The female leads played by Sushmita Sen and Nisha Kothari are yawn inducing. Sen is getting extremely typecast in the woman-of-substance-type of roles. Nisha Kothari looks and talks like a school kid, and wears clothes, which leave nothing to your imagination (though they suit her, and I am not complaining). But that’s all she does.

Mohanlal is a cuddly bear. He sounds cute in his southie accent, has love handles, and a big moustache. Yes, he is a fine actor, but he is completely
wasted in the movie. He says little, and is reduced to a shabby, bearded, look-ma-no-hands guy in 80% of the movie. It really hurts, when they could
have easily hired Vikram Gokhle or S.M.Zaheer to play this part.

Except for the theme song, every song is completely forgettable, and looks and sounds forced. What do you expect anyway, if a movie has five music
directors, Bappi lahiri, Ganesh Hegde, Amar Mohile, Prasanna Shekhar, and Nitin Raikwar! Maybe, the Mehbooba number will live on, thanks to the
bare-chested video, airing on TV channels.

Cinematographically, the movie is somewhat satisfying – the RGV signature is everywhere. Good use of dark corners, low lighting, and nice eye makeup on AB. But yeah, that’s about it. The fight sequences draw on and on, they look staged, gunfights defy logic and gravity, and you can secretly take a short nap in between.

The tagline of RGV ki Aag, which claimed ‘Don’t compare it to Sholay, but watch it as an individual movie’ does not cut any ice. You can’t help, BUT compare. Even if I leave aside the original for a minute, and indeed watch it as any other movie, I’d give the same verdict. This is an atrocity.
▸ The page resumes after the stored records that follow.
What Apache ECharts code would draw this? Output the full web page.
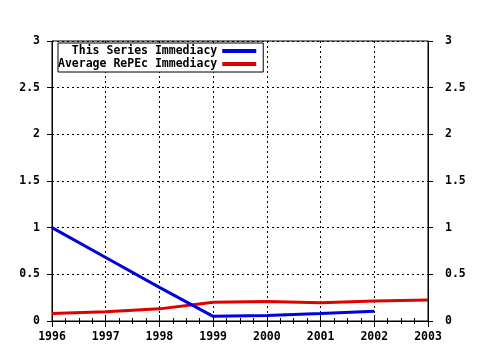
<!DOCTYPE html>
<html><head><meta charset="utf-8">
<script src="https://cdn.jsdelivr.net/npm/echarts@6/dist/echarts.min.js"></script>
<style>html,body{margin:0;padding:0;background:#fff}#c{width:480px;height:350px}</style>
</head><body><div id="c"></div>
<script>
const years = [1996, 1997, 1998, 1999, 2000, 2001, 2002, 2003];
const seriesValues = [1.0, 0.68, 0.36, 0.05, 0.06, 0.08, 0.105];
const repecValues = [0.08, 0.10, 0.13, 0.20, 0.21, 0.195, 0.215, 0.225];
const seriesNames = ['  This Series Immediacy', 'Average RePEc Immediacy'];
const yTicks = [0, 0.5, 1, 1.5, 2, 2.5, 3];

const font = {fontFamily: 'DejaVu Sans Mono', fontWeight: 'bold', fontSize: 11.5, color: '#000'};
const chart = echarts.init(document.getElementById('c'), null, {renderer: 'canvas'});
const fmtY = v => String(v);
chart.setOption({
  animation: false,
  backgroundColor: '#fff',
  grid: {left: 52, right: 52, top: 41, bottom: 29, show: true, borderColor: '#000', borderWidth: 1},
  legend: {
    left: 58, top: 43, orient: 'vertical', align: 'right',
    itemWidth: 34, itemHeight: 4, itemGap: 1, padding: [2, 7, 2, 0],
    borderColor: '#000', borderWidth: 1, backgroundColor: '#fff',
    textStyle: Object.assign({}, font, {padding: [0, 0, 0, 0]}),
    icon: 'rect',
    data: seriesNames
  },
  xAxis: [
    {type: 'value', position: 'bottom', min: years[0], max: years[years.length-1], interval: 1,
     axisLine: {show: true, lineStyle: {color: '#000'}},
     axisTick: {show: true, inside: true, length: 6, lineStyle: {color: '#000'}},
     minorTick: {show: true, splitNumber: 4, length: 3, lineStyle: {color: '#000'}},
     splitLine: {show: true, lineStyle: {color: '#000', type: [2, 3], width: 1}},
     axisLabel: Object.assign({}, font, {margin: 10, formatter: v => String(v)})},
    {type: 'value', position: 'top', min: years[0], max: years[years.length-1], interval: 1,
     axisLine: {show: true, lineStyle: {color: '#000'}},
     axisTick: {show: true, inside: true, length: 6, lineStyle: {color: '#000'}},
     minorTick: {show: true, splitNumber: 4, length: 3, lineStyle: {color: '#000'}},
     splitLine: {show: false}, axisLabel: {show: false}}
  ],
  yAxis: [
    {type: 'value', position: 'left', min: 0, max: 3, interval: 0.5,
     axisLine: {show: true, lineStyle: {color: '#000'}},
     axisTick: {show: true, length: 5, lineStyle: {color: '#000'}},
     splitLine: {show: true, lineStyle: {color: '#000', type: [2, 3], width: 1}},
     axisLabel: Object.assign({}, font, {margin: 12, formatter: fmtY})},
    {type: 'value', position: 'right', min: 0, max: 3, interval: 0.5,
     axisLine: {show: true, lineStyle: {color: '#000'}},
     axisTick: {show: true, length: 5, lineStyle: {color: '#000'}},
     splitLine: {show: false},
     axisLabel: Object.assign({}, font, {margin: 17, formatter: fmtY})}
  ],
  series: [
    {name: seriesNames[0], type: 'line', data: seriesValues.map((v, i) => [years[i], v]),
     showSymbol: false, symbol: 'none', lineStyle: {color: '#0000e0', width: 3}, itemStyle: {color: '#0000e0'}, z: 3},
    {name: seriesNames[1], type: 'line', data: repecValues.map((v, i) => [years[i], v]),
     showSymbol: false, symbol: 'none', lineStyle: {color: '#e00000', width: 3}, itemStyle: {color: '#e00000'}, z: 2}
  ]
});
</script></body></html>
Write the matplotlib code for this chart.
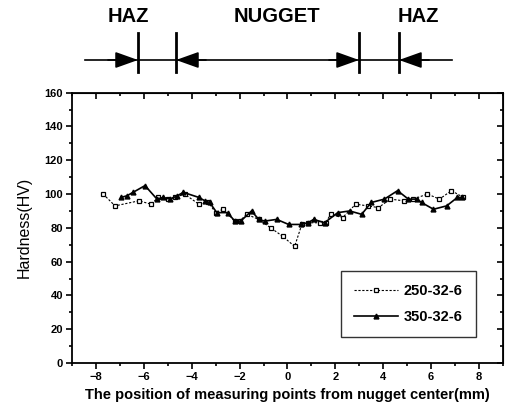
import matplotlib
matplotlib.use("Agg")
import matplotlib.pyplot as plt
from matplotlib.patches import FancyArrowPatch
from matplotlib.ticker import MultipleLocator

plt.rcParams['font.family'] = ['Liberation Sans', 'DejaVu Sans']

# 250-32-6 (open squares, dashed line)
pos_250 = [-7.7, -7.2, -6.2, -5.7, -5.4, -5.0, -4.7, -4.3, -3.7, -3.3, -3.0,
           -2.7, -2.2, -2.0, -1.7, -1.2, -0.7, -0.2, 0.3, 0.6, 0.85, 1.35,
           1.6, 1.8, 2.3, 2.85, 3.35, 3.8, 4.3, 4.85, 5.25, 5.85, 6.35, 6.85, 7.35]
hv_250 = [100, 93, 96, 94, 98, 97, 98, 100, 94, 95, 89,
          91, 84, 84, 88, 85, 80, 75, 69, 82, 83, 83,
          83, 88, 86, 94, 93, 92, 97, 96, 97, 100, 97, 102, 98]

# 350-32-6 (filled triangles, solid line)
pos_350 = [-6.95, -6.7, -6.45, -5.95, -5.45, -5.2, -4.9, -4.6, -4.35, -3.7, -3.45,
           -3.25, -2.95, -2.5, -2.2, -1.95, -1.5, -1.2, -0.95, -0.45, 0.05, 0.55,
           0.85, 1.1, 1.55, 2.1, 2.6, 3.1, 3.5, 4.05, 4.6, 5.05, 5.4, 5.6, 6.1,
           6.65, 7.1, 7.3]
hv_350 = [98, 99, 101, 105, 97, 98, 97, 99, 101, 98, 96,
          95, 89, 89, 84, 84, 90, 85, 84, 85, 82, 82,
          83, 85, 83, 89, 90, 88, 95, 97, 102, 97, 97, 95, 91,
          93, 98, 98]

fig = plt.figure(figsize=(5.19, 4.11), dpi=100)
ax = fig.add_axes([0.1387, 0.1168, 0.8303, 0.6577])

ax.plot(pos_250, hv_250, color='black', lw=0.8, ls=(0, (2, 1.5)),
        marker='s', ms=3.2, mfc='white', mec='black', mew=0.9, label='250-32-6')
ax.plot(pos_350, hv_350, color='black', lw=1.2, ls='-',
        marker='^', ms=3.5, mfc='black', mec='black', label='350-32-6')

ax.set_xlim(-9, 9)
ax.set_ylim(0, 160)
ax.xaxis.set_major_locator(MultipleLocator(2))
ax.xaxis.set_minor_locator(MultipleLocator(1))
ax.yaxis.set_major_locator(MultipleLocator(20))
ax.yaxis.set_minor_locator(MultipleLocator(10))
ax.tick_params(which='both', direction='out', top=False, right=False, width=1.2)
ax.tick_params(which='major', length=4, labelsize=8, pad=2.5)
ax.tick_params(which='minor', length=2)
for lab in ax.get_xticklabels() + ax.get_yticklabels():
    lab.set_fontweight('bold')
for s in ax.spines.values():
    s.set_linewidth(1.3)

# inward ticks on top and right
sec_x = ax.secondary_xaxis('top')
sec_x.xaxis.set_major_locator(MultipleLocator(2))
sec_x.xaxis.set_minor_locator(MultipleLocator(1))
sec_x.tick_params(which='both', direction='in', labeltop=False, width=1.2)
sec_x.tick_params(which='major', length=4)
sec_x.tick_params(which='minor', length=2)
sec_y = ax.secondary_yaxis('right')
sec_y.yaxis.set_major_locator(MultipleLocator(20))
sec_y.yaxis.set_minor_locator(MultipleLocator(10))
sec_y.tick_params(which='both', direction='in', labelright=False, width=1.2)
sec_y.tick_params(which='major', length=4)
sec_y.tick_params(which='minor', length=2)

ax.set_xlabel('The position of measuring points from nugget center(mm)',
              fontsize=10.5, fontweight='bold', labelpad=4)
ax.set_ylabel('Hardness(HV)', fontsize=11.5, labelpad=9)

leg = ax.legend(loc='lower right', bbox_to_anchor=(0.937, 0.096), fontsize=10.5,
                frameon=True, fancybox=False, edgecolor='black', handlelength=3.0,
                handletextpad=0.4, borderpad=0.9, labelspacing=0.8, borderaxespad=0)
leg.get_frame().set_linewidth(1.0)
for t in leg.get_texts():
    t.set_fontweight('bold')

# header: zone labels and arrows (figure pixel coords)
W, H = 519, 411
def fx(x): return x / W
def fy(y): return 1 - y / H

yl = 60
fig.add_artist(plt.Line2D([fx(85), fx(452)], [fy(yl), fy(yl)], color='black', lw=1.2))
for xb in [138, 176, 359, 399]:
    fig.add_artist(plt.Line2D([fx(xb), fx(xb)], [fy(33), fy(72)], color='black', lw=2.0))
arrow_kw = dict(arrowstyle='-|>,head_length=1.4,head_width=0.5', color='black', lw=1.2)
for x0, x1 in [(108, 138), (206, 176), (329, 359), (429, 399)]:
    fig.add_artist(FancyArrowPatch(
        (fx(x0), fy(yl)), (fx(x1), fy(yl)), transform=fig.transFigure,
        mutation_scale=10, shrinkA=0, shrinkB=0, **arrow_kw))
for txt, xc in [('HAZ', 128), ('NUGGET', 277), ('HAZ', 418)]:
    fig.text(fx(xc), fy(16), txt, ha='center', va='center', fontsize=14.5,
             fontweight='bold')

fig.savefig('out.png', dpi=100)
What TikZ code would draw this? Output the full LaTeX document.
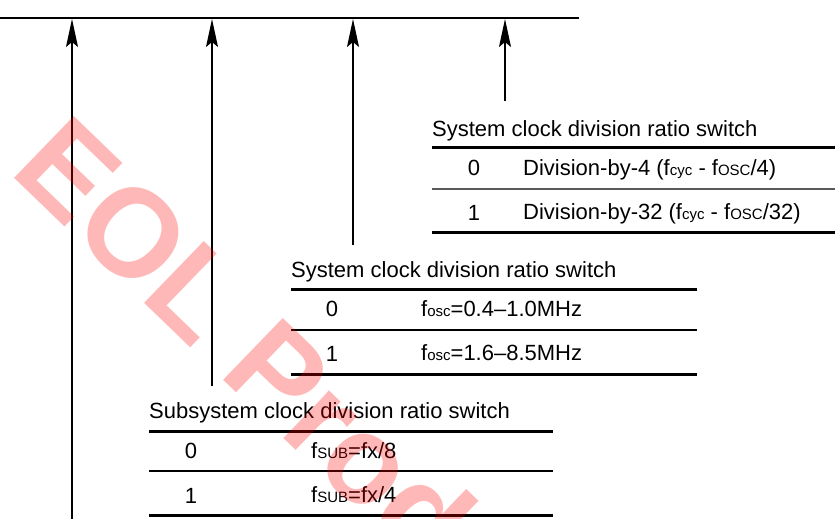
\documentclass[tikz,border=0pt]{standalone}
\usepackage{fontspec}
\setmainfont{Liberation Sans}
\usetikzlibrary{arrows.meta}
\newcommand\smtxt[1]{{\fontsize{15}{15}\selectfont #1}}
\begin{document}
\begin{tikzpicture}[x=1pt,y=-1pt,
  txt/.style={anchor=base west, inner sep=0pt, font=\fontsize{22}{22}\selectfont},
  dig/.style={anchor=base, inner sep=0pt, font=\fontsize{22}{22}\selectfont},
  thickrule/.style={line width=3pt},
  thinrule/.style={line width=1.5pt},
  lead/.style={line width=1.2pt, -{Stealth[length=28pt,width=12pt,inset=5pt]}},
  wmark/.style={anchor=base west, inner sep=0pt, rotate=-44, text=red, text opacity=0.28,
     font=\fontsize{125}{125}\selectfont\bfseries}
]
\useasboundingbox (0,0) rectangle (835,519);
\clip (0,0) rectangle (835,519);

% top bus line
\coordinate (L0) at (0,18);
\coordinate (L1) at (579,18);
\draw[line width=2pt] (L0) -- (L1);

% arrows
\coordinate (t1) at (72,19);  \coordinate (b1) at (72,520);
\coordinate (t2) at (212,19); \coordinate (b2) at (212,386);
\coordinate (t3) at (353,19); \coordinate (b3) at (353,245);
\coordinate (t4) at (505,19); \coordinate (b4) at (505,101);
\draw[lead] (b1) -- (t1);
\draw[lead] (b2) -- (t2);
\draw[lead] (b3) -- (t3);
\draw[lead] (b4) -- (t4);

% table 1
\node[txt] (h1) at (432,136) {System clock division ratio switch};
\coordinate (a1) at (432,147); \coordinate (a1r) at (836,147);
\draw[thickrule] (a1) -- (a1r);
\node[dig] (d10) at (474,175) {0};
\node[txt] (v10) at (523,175) {Division-by-4 (f\smtxt{cyc} - f\smtxt{OSC}/4)};
\coordinate (m1) at (432,189); \coordinate (m1r) at (836,189);
\draw[thinrule, black!65] (m1) -- (m1r);
\node[dig] (d11) at (474,220) {1};
\node[txt] (v11) at (523,219) {Division-by-32 (f\smtxt{cyc} - f\smtxt{OSC}/32)};
\coordinate (e1) at (432,232); \coordinate (e1r) at (836,232);
\draw[thickrule] (e1) -- (e1r);

% table 2
\node[txt] (h2) at (291,277) {System clock division ratio switch};
\coordinate (a2) at (291,289); \coordinate (a2r) at (697,289);
\draw[thickrule] (a2) -- (a2r);
\node[dig] (d20) at (332,316) {0};
\node[txt] (v20) at (421,316) {f\smtxt{osc}=0.4--1.0MHz};
\coordinate (m2) at (291,330); \coordinate (m2r) at (697,330);
\draw[thinrule] (m2) -- (m2r);
\node[dig] (d21) at (332,361) {1};
\node[txt] (v21) at (421,360) {f\smtxt{osc}=1.6--8.5MHz};
\coordinate (e2) at (291,374); \coordinate (e2r) at (697,374);
\draw[thickrule] (e2) -- (e2r);

% table 3
\node[txt] (h3) at (149,418) {Subsystem clock division ratio switch};
\coordinate (a3) at (149,431); \coordinate (a3r) at (553,431);
\draw[thickrule] (a3) -- (a3r);
\node[dig] (d30) at (191,458) {0};
\node[txt] (v30) at (311,458) {f\smtxt{SUB}=fx/8};
\coordinate (m3) at (149,471); \coordinate (m3r) at (553,471);
\draw[thinrule] (m3) -- (m3r);
\node[dig] (d31) at (191,503) {1};
\node[txt] (v31) at (311,502) {f\smtxt{SUB}=fx/4};
\coordinate (e3) at (149,515); \coordinate (e3r) at (553,515);
\draw[thickrule] (e3) -- (e3r);

% watermark
\node[wmark] (wm) at (8,172) {EOL Products};
\end{tikzpicture}
\end{document}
 If indeed RGV needs to make another remake--this is his second, the first one being Shiva, which was a remake of James, which was a remake of the Nagarjuna-starrer Shiva, which had also been made by RGV--there are millions to pick from.

Why not make a Manoj Kumar remake, for instance? I can go on and on and on, citing examples of bad movies with good concepts, but that’s not the point. Leave the classics ALONE!